== What you need to do ==
Output the material below unchanged, apart from leaving out the pictures.

[Items listed in a dataset]
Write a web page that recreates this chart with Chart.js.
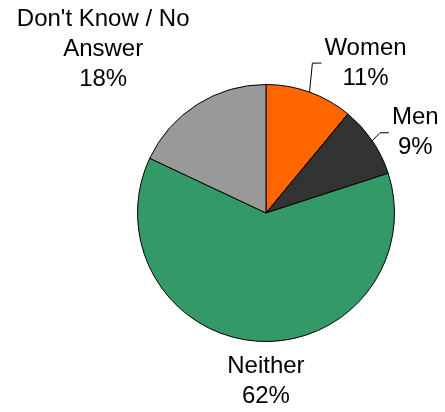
<!DOCTYPE html>
<html>
<head>
<meta charset="utf-8">
<script src="https://cdn.jsdelivr.net/npm/chart.js@4.4.1/dist/chart.umd.min.js"></script>
<style>
  html, body { margin: 0; padding: 0; background: #fff; }
  #wrap { width: 445px; height: 412px; }
</style>
</head>
<body>
<div id="wrap"><canvas id="grafikPie"></canvas></div>
<script>
// Data
const labels = ['Women', 'Men', 'Neither', "Don't Know / No Answer"];
const labelLines = [['Women', '11%'], ['Men', '9%'], ['Neither', '62%'], ["Don't Know / No", 'Answer', '18%']];
const dataPersen = [11, 9, 62, 18];
const warna = ['#FF6600', '#333333', '#339966', '#999999'];

// Label placement relative to the slice's outer edge midpoint
const labelOffset = [
    { dx: 56, dy: -29, leader: true },
    { dx: 43, dy: -8, leader: true },
    { dx: 8, dy: 40, leader: false },
    { dx: -94, dy: -55, leader: false }
];

const labelPlugin = {
    id: 'labelPlugin',
    afterDraw(chart) {
        const ctx = chart.ctx;
        const meta = chart.getDatasetMeta(0);
        ctx.save();
        ctx.font = '24px "Liberation Sans", Arial, sans-serif';
        ctx.fillStyle = '#000';
        ctx.strokeStyle = '#000';
        ctx.lineWidth = 1;
        ctx.textAlign = 'center';
        ctx.textBaseline = 'middle';
        const lineH = 30;
        meta.data.forEach(function(arc, i) {
            const mid = (arc.startAngle + arc.endAngle) / 2;
            const ex = arc.x + Math.cos(mid) * arc.outerRadius;
            const ey = arc.y + Math.sin(mid) * arc.outerRadius;
            const off = labelOffset[i];
            const cx = ex + off.dx;
            const cy = ey + off.dy;
            const lines = labelLines[i];
            if (off.leader) {
                const textW = Math.max.apply(null, lines.map(function(t) { return ctx.measureText(t).width; }));
                const endX = cx - textW / 2 - 3;
                const elbowX = endX - 9;
                ctx.beginPath();
                ctx.moveTo(ex, ey);
                ctx.lineTo(elbowX, cy);
                ctx.lineTo(endX, cy);
                ctx.stroke();
            }
            const top = cy - (lines.length - 1) * lineH / 2;
            lines.forEach(function(t, j) {
                ctx.fillText(t, cx, top + j * lineH);
            });
        });
        ctx.restore();
    }
};

let chartPie = new Chart(document.getElementById('grafikPie').getContext('2d'), {
    type: 'pie',
    data: {
        labels: labels,
        datasets: [{
            data: dataPersen,
            backgroundColor: warna,
            borderColor: '#000000',
            borderWidth: 1
        }]
    },
    options: {
        responsive: true,
        maintainAspectRatio: false,
        animation: false,
        layout: {
            padding: { left: 137, right: 50, top: 84, bottom: 70 }
        },
        plugins: {
            legend: { display: false },
            tooltip: { enabled: false }
        }
    },
    plugins: [labelPlugin]
});
</script>
</body>
</html>
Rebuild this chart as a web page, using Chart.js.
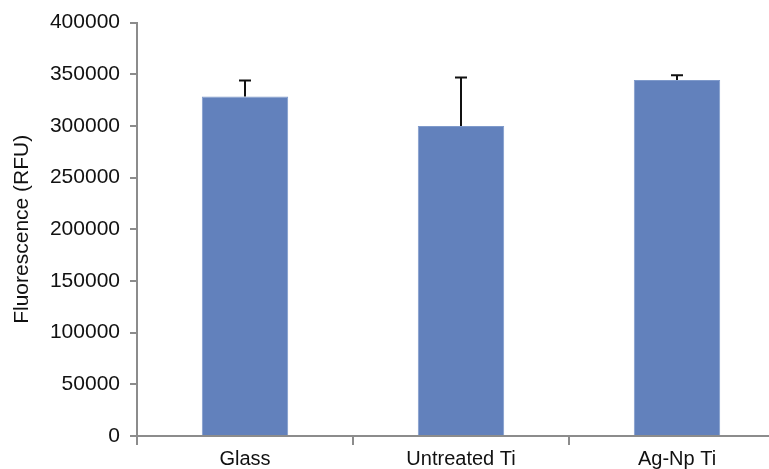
<!DOCTYPE html>
<html>
<head>
<meta charset="utf-8">
<script src="https://cdn.jsdelivr.net/npm/chart.js@4.4.1/dist/chart.umd.min.js"></script>
<style>
    html, body { margin: 0; padding: 0; background: #fff; overflow: hidden; }
    #wrap { width: 800px; height: 469px; }
</style>
</head>
<body>
<div id="wrap"><canvas id="fluorChart"></canvas></div>
<script>
const categories = ['Glass', 'Untreated Ti', 'Ag-Np Ti'];
const meanValues = [328500, 300000, 344500];
const errorTops = [344000, 347000, 349000];
const yTicks = [0, 50000, 100000, 150000, 200000, 250000, 300000, 350000, 400000];

// upward-only error bars, Excel style
const errorBars = {
    id: 'errorBars',
    afterDatasetsDraw(chart) {
        const ctx = chart.ctx;
        const meta = chart.getDatasetMeta(0);
        const y = chart.scales.y;
        ctx.save();
        ctx.strokeStyle = '#111';
        ctx.lineWidth = 2;
        meta.data.forEach((bar, i) => {
            const top = y.getPixelForValue(errorTops[i]);
            const base = y.getPixelForValue(meanValues[i]);
            ctx.beginPath();
            ctx.moveTo(bar.x, base);
            ctx.lineTo(bar.x, top);
            ctx.moveTo(bar.x - 6, top);
            ctx.lineTo(bar.x + 6, top);
            ctx.stroke();
        });
        ctx.restore();
    }
};

Chart.defaults.font.family = '"Liberation Sans", Arial, sans-serif';
Chart.defaults.color = '#111';

const ctx = document.getElementById('fluorChart').getContext('2d');
new Chart(ctx, {
    type: 'bar',
    data: {
        labels: categories,
        datasets: [{
            data: meanValues,
            backgroundColor: '#6281bc',
            borderColor: '#7f9acb',
            borderWidth: 1,
            categoryPercentage: 0.8,
            barPercentage: 0.5
        }]
    },
    options: {
        responsive: true,
        maintainAspectRatio: false,
        animation: false,
        devicePixelRatio: 1,
        layout: { padding: { top: 22, right: 15, left: 0, bottom: 0 } },
        plugins: {
            legend: { display: false },
            tooltip: { enabled: false }
        },
        scales: {
            x: {
                grid: {
                    drawOnChartArea: false,
                    drawTicks: true,
                    tickLength: 9,
                    color: '#8c8c8c',
                    lineWidth: 2
                },
                border: { color: '#8c8c8c', width: 2 },
                ticks: { font: { size: 20 }, padding: 2, maxRotation: 0 },
                afterFit(scale) { scale.height = 33; }
            },
            y: {
                min: 0,
                max: 400000,
                afterBuildTicks(scale) {
                    scale.ticks = yTicks.map(v => ({ value: v }));
                },
                grid: {
                    drawOnChartArea: false,
                    drawTicks: true,
                    tickLength: 7,
                    color: '#8c8c8c',
                    lineWidth: 2
                },
                border: { color: '#8c8c8c', width: 2 },
                ticks: {
                    font: { size: 21 },
                    padding: 10,
                    callback: v => String(v)
                },
                title: {
                    display: true,
                    text: 'Fluorescence (RFU)',
                    font: { size: 21 },
                    padding: { top: 10, bottom: 0 }
                },
                afterFit(scale) { scale.width = 137; }
            }
        }
    },
    plugins: [errorBars]
});
</script>
</body>
</html>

== Answer to the exercise ==
Write a web page that recreates this chart with Chart.js.
<!DOCTYPE html>
<html>
<head>
<meta charset="utf-8">
<script src="https://cdn.jsdelivr.net/npm/chart.js@4.4.1/dist/chart.umd.min.js"></script>
<style>
  html, body { margin: 0; padding: 0; background: #fff; }
  #wrap { width: 445px; height: 412px; }
</style>
</head>
<body>
<div id="wrap"><canvas id="grafikPie"></canvas></div>
<script>
// Data
const labels = ['Women', 'Men', 'Neither', "Don't Know / No Answer"];
const labelLines = [['Women', '11%'], ['Men', '9%'], ['Neither', '62%'], ["Don't Know / No", 'Answer', '18%']];
const dataPersen = [11, 9, 62, 18];
const warna = ['#FF6600', '#333333', '#339966', '#999999'];

// Label placement relative to the slice's outer edge midpoint
const labelOffset = [
    { dx: 56, dy: -29, leader: true },
    { dx: 43, dy: -8, leader: true },
    { dx: 8, dy: 40, leader: false },
    { dx: -94, dy: -55, leader: false }
];

const labelPlugin = {
    id: 'labelPlugin',
    afterDraw(chart) {
        const ctx = chart.ctx;
        const meta = chart.getDatasetMeta(0);
        ctx.save();
        ctx.font = '24px "Liberation Sans", Arial, sans-serif';
        ctx.fillStyle = '#000';
        ctx.strokeStyle = '#000';
        ctx.lineWidth = 1;
        ctx.textAlign = 'center';
        ctx.textBaseline = 'middle';
        const lineH = 30;
        meta.data.forEach(function(arc, i) {
            const mid = (arc.startAngle + arc.endAngle) / 2;
            const ex = arc.x + Math.cos(mid) * arc.outerRadius;
            const ey = arc.y + Math.sin(mid) * arc.outerRadius;
            const off = labelOffset[i];
            const cx = ex + off.dx;
            const cy = ey + off.dy;
            const lines = labelLines[i];
            if (off.leader) {
                const textW = Math.max.apply(null, lines.map(function(t) { return ctx.measureText(t).width; }));
                const endX = cx - textW / 2 - 3;
                const elbowX = endX - 9;
                ctx.beginPath();
                ctx.moveTo(ex, ey);
                ctx.lineTo(elbowX, cy);
                ctx.lineTo(endX, cy);
                ctx.stroke();
            }
            const top = cy - (lines.length - 1) * lineH / 2;
            lines.forEach(function(t, j) {
                ctx.fillText(t, cx, top + j * lineH);
            });
        });
        ctx.restore();
    }
};

let chartPie = new Chart(document.getElementById('grafikPie').getContext('2d'), {
    type: 'pie',
    data: {
        labels: labels,
        datasets: [{
            data: dataPersen,
            backgroundColor: warna,
            borderColor: '#000000',
            borderWidth: 1
        }]
    },
    options: {
        responsive: true,
        maintainAspectRatio: false,
        animation: false,
        layout: {
            padding: { left: 137, right: 50, top: 84, bottom: 70 }
        },
        plugins: {
            legend: { display: false },
            tooltip: { enabled: false }
        }
    },
    plugins: [labelPlugin]
});
</script>
</body>
</html>
Rebuild this chart as a web page, using Chart.js.
<!DOCTYPE html>
<html>
<head>
<meta charset="utf-8">
<script src="https://cdn.jsdelivr.net/npm/chart.js@4.4.1/dist/chart.umd.min.js"></script>
<style>
    html, body { margin: 0; padding: 0; background: #fff; overflow: hidden; }
    #wrap { width: 800px; height: 469px; }
</style>
</head>
<body>
<div id="wrap"><canvas id="fluorChart"></canvas></div>
<script>
const categories = ['Glass', 'Untreated Ti', 'Ag-Np Ti'];
const meanValues = [328500, 300000, 344500];
const errorTops = [344000, 347000, 349000];
const yTicks = [0, 50000, 100000, 150000, 200000, 250000, 300000, 350000, 400000];

// upward-only error bars, Excel style
const errorBars = {
    id: 'errorBars',
    afterDatasetsDraw(chart) {
        const ctx = chart.ctx;
        const meta = chart.getDatasetMeta(0);
        const y = chart.scales.y;
        ctx.save();
        ctx.strokeStyle = '#111';
        ctx.lineWidth = 2;
        meta.data.forEach((bar, i) => {
            const top = y.getPixelForValue(errorTops[i]);
            const base = y.getPixelForValue(meanValues[i]);
            ctx.beginPath();
            ctx.moveTo(bar.x, base);
            ctx.lineTo(bar.x, top);
            ctx.moveTo(bar.x - 6, top);
            ctx.lineTo(bar.x + 6, top);
            ctx.stroke();
        });
        ctx.restore();
    }
};

Chart.defaults.font.family = '"Liberation Sans", Arial, sans-serif';
Chart.defaults.color = '#111';

const ctx = document.getElementById('fluorChart').getContext('2d');
new Chart(ctx, {
    type: 'bar',
    data: {
        labels: categories,
        datasets: [{
            data: meanValues,
            backgroundColor: '#6281bc',
            borderColor: '#7f9acb',
            borderWidth: 1,
            categoryPercentage: 0.8,
            barPercentage: 0.5
        }]
    },
    options: {
        responsive: true,
        maintainAspectRatio: false,
        animation: false,
        devicePixelRatio: 1,
        layout: { padding: { top: 22, right: 15, left: 0, bottom: 0 } },
        plugins: {
            legend: { display: false },
            tooltip: { enabled: false }
        },
        scales: {
            x: {
                grid: {
                    drawOnChartArea: false,
                    drawTicks: true,
                    tickLength: 9,
                    color: '#8c8c8c',
                    lineWidth: 2
                },
                border: { color: '#8c8c8c', width: 2 },
                ticks: { font: { size: 20 }, padding: 2, maxRotation: 0 },
                afterFit(scale) { scale.height = 33; }
            },
            y: {
                min: 0,
                max: 400000,
                afterBuildTicks(scale) {
                    scale.ticks = yTicks.map(v => ({ value: v }));
                },
                grid: {
                    drawOnChartArea: false,
                    drawTicks: true,
                    tickLength: 7,
                    color: '#8c8c8c',
                    lineWidth: 2
                },
                border: { color: '#8c8c8c', width: 2 },
                ticks: {
                    font: { size: 21 },
                    padding: 10,
                    callback: v => String(v)
                },
                title: {
                    display: true,
                    text: 'Fluorescence (RFU)',
                    font: { size: 21 },
                    padding: { top: 10, bottom: 0 }
                },
                afterFit(scale) { scale.width = 137; }
            }
        }
    },
    plugins: [errorBars]
});
</script>
</body>
</html>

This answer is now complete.